A joint is where two bones meet. Surrounded by the synovium which has a thickened outer layer called the capsule, this structure helps to keep the joint together and lubricate the surfaces to allow for a smooth, gliding movement. In rheumatoid arthritis the synovium comes under attack from the immune system. It becomes inflamed, red and painful. There can be a loss of movement associated with this inflammation along with heat. 

Those with RA will suffer flare-ups whereby the condition goes through episodes of irritation, followed by a period of ease. As this inflammation settles, the capsule becomes baggy and unsupportive as it has been stretched during the period of irritation. As a consequence, the joint becomes weakened, predisposing it to more pain and instability. The cartilage that covers the ends of the bones can wear and develop deformities because of this instability. 

The nature of RA means that the sufferer cannot be cured, but medications and other treatments are very effective in managing the symptoms, which can also include lethargy, anaemia, depression, inflammation of other parts of the body and rheumatoid nodules. 

Although it can affect any joint, rheumatoid arthritis tends to start with discomfort and stiffness in one area such as your hands or feet. Swelling tends to then commence with associated redness and heat. The prognosis varies but the majority of sufferers will continue to have occasional mild episodes of flare-ups. A minority will develop a more severe form of the disease with significant illness and disability.

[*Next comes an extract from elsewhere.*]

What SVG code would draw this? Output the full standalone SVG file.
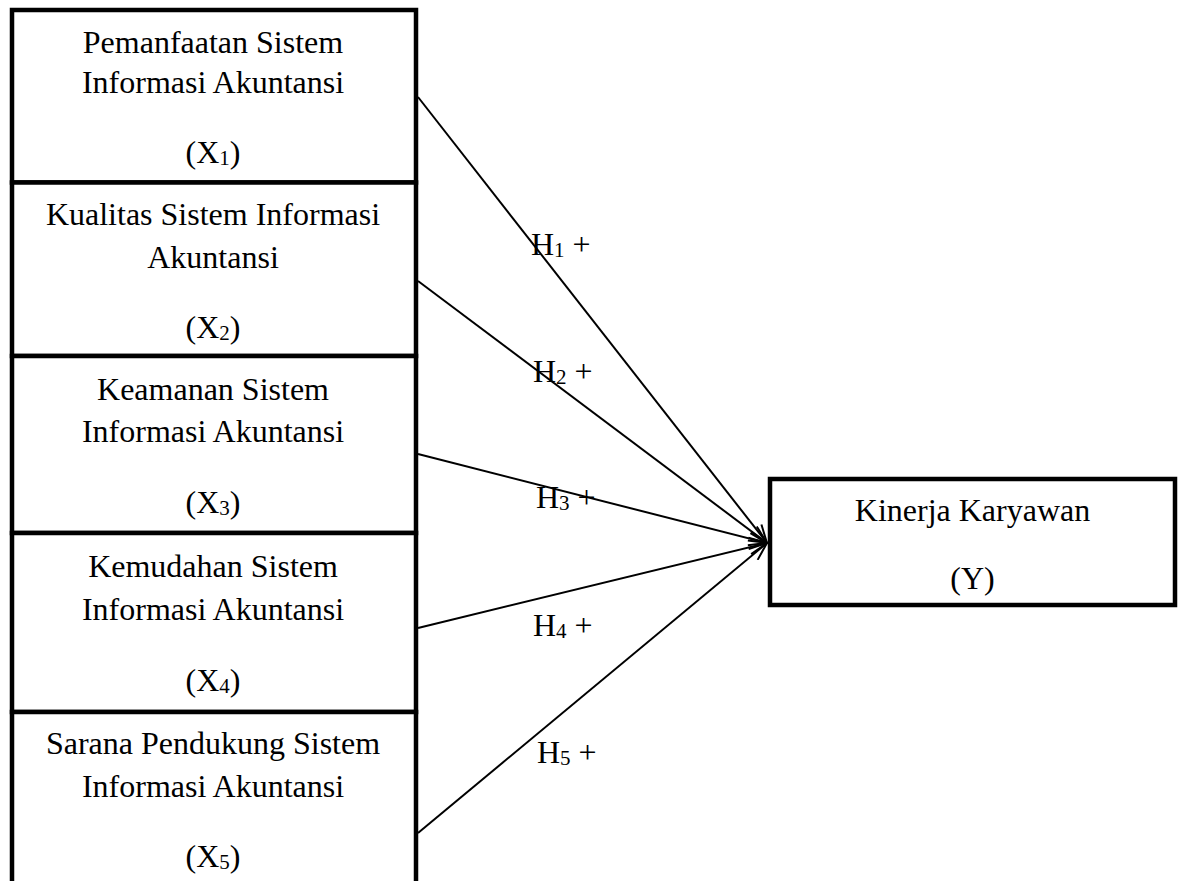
<svg xmlns="http://www.w3.org/2000/svg" width="1178" height="881" viewBox="0 0 1178 881">
  <style>
    .box { fill: #ffffff; stroke: #000000; stroke-width: 4.5; }
    .t { font-family: "Liberation Serif", "Times New Roman", serif; font-size: 32px; fill: #000000; text-anchor: middle; }
    .h { font-family: "Liberation Serif", "Times New Roman", serif; font-size: 32px; fill: #000000; }
    .sub { font-size: 21px; }
    .conn { stroke: #000000; stroke-width: 2; fill: none; marker-end: url(#arrow); }
  </style>
  <defs>
    <marker id="arrow" markerUnits="userSpaceOnUse" viewBox="0 0 20 16" markerWidth="20" markerHeight="16" refX="19" refY="8" orient="auto">
      <path d="M1,1 L19,8 L1,15" fill="none" stroke="#000000" stroke-width="2"/>
    </marker>
  </defs>
  <rect width="1178" height="881" fill="#ffffff"/>

  <g id="x1">
    <rect class="box" x="12" y="10" width="404" height="172.5"/>
    <text class="t" x="213" y="53">Pemanfaatan Sistem</text>
    <text class="t" x="213" y="93">Informasi Akuntansi</text>
    <text class="t" x="213" y="163">(X<tspan class="sub" dy="2">1</tspan><tspan dy="-2">)</tspan></text>
  </g>
  <g id="x2">
    <rect class="box" x="12" y="182.5" width="404" height="173.5"/>
    <text class="t" x="213" y="225">Kualitas Sistem Informasi</text>
    <text class="t" x="213" y="268">Akuntansi</text>
    <text class="t" x="213" y="338">(X<tspan class="sub" dy="2">2</tspan><tspan dy="-2">)</tspan></text>
  </g>
  <g id="x3">
    <rect class="box" x="12" y="356" width="404" height="177"/>
    <text class="t" x="213" y="400">Keamanan Sistem</text>
    <text class="t" x="213" y="442">Informasi Akuntansi</text>
    <text class="t" x="213" y="513">(X<tspan class="sub" dy="2">3</tspan><tspan dy="-2">)</tspan></text>
  </g>
  <g id="x4">
    <rect class="box" x="12" y="533" width="404" height="179"/>
    <text class="t" x="213" y="577">Kemudahan Sistem</text>
    <text class="t" x="213" y="620">Informasi Akuntansi</text>
    <text class="t" x="213" y="691">(X<tspan class="sub" dy="2">4</tspan><tspan dy="-2">)</tspan></text>
  </g>
  <g id="x5">
    <rect class="box" x="12" y="712" width="404" height="190"/>
    <text class="t" x="213" y="754">Sarana Pendukung Sistem</text>
    <text class="t" x="213" y="797">Informasi Akuntansi</text>
    <text class="t" x="213" y="867">(X<tspan class="sub" dy="2">5</tspan><tspan dy="-2">)</tspan></text>
  </g>
  <g id="y">
    <rect class="box" x="770" y="479" width="405" height="126"/>
    <text class="t" x="972.5" y="521">Kinerja Karyawan</text>
    <text class="t" x="972.5" y="589">(Y)</text>
  </g>

  <g id="connectors">
    <line class="conn" x1="418" y1="97" x2="767" y2="543"/>
    <line class="conn" x1="418" y1="281" x2="767" y2="543"/>
    <line class="conn" x1="418" y1="454" x2="767" y2="543"/>
    <line class="conn" x1="418" y1="628" x2="767" y2="543"/>
    <line class="conn" x1="418" y1="833" x2="767" y2="543"/>
    <text class="h" x="531" y="255">H<tspan class="sub" dy="2">1</tspan><tspan dy="-2"> +</tspan></text>
    <text class="h" x="533" y="382">H<tspan class="sub" dy="2">2</tspan><tspan dy="-2"> +</tspan></text>
    <text class="h" x="536" y="508">H<tspan class="sub" dy="2">3</tspan><tspan dy="-2"> +</tspan></text>
    <text class="h" x="533" y="636">H<tspan class="sub" dy="2">4</tspan><tspan dy="-2"> +</tspan></text>
    <text class="h" x="537" y="763">H<tspan class="sub" dy="2">5</tspan><tspan dy="-2"> +</tspan></text>
  </g>
</svg>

As those with RA are vulnerable to other complications associated with their condition such as heart attack and stroke, it is vital their condition is managed well.

Treatment tends to be a combination of medication, physiotherapy and in some cases surgery. 

Physiotherapy focuses on maintaining joint range of movement to prevent stiffness, strengthening the muscles that support your joints to counteract instability and reduce unnecessary wear and tear, and provision of equipment to help joint discomfort or improve gait.

 

  • .Exercises might include balance tasks to hone the control of your joints via your muscles, stretches to keep joint range and strengthening exercises to improve endurance, power and stability. 
  • Exercises tend to be best done little and often in order to reduce the chances of irritating your joints and preventing fatigue. Find ways to tie your rehab into things you do day to day such as brushing your teeth, making a drink or television adverts.  
  • Exercises tend to be best done little and often in order to reduce the chances of irritating your joints and preventing fatigue. Find ways to tie your rehab in to things you do day to day such as brushing your teeth, making a drink or television adverts. 

A physiotherapist can help to improve day-to-day living and function.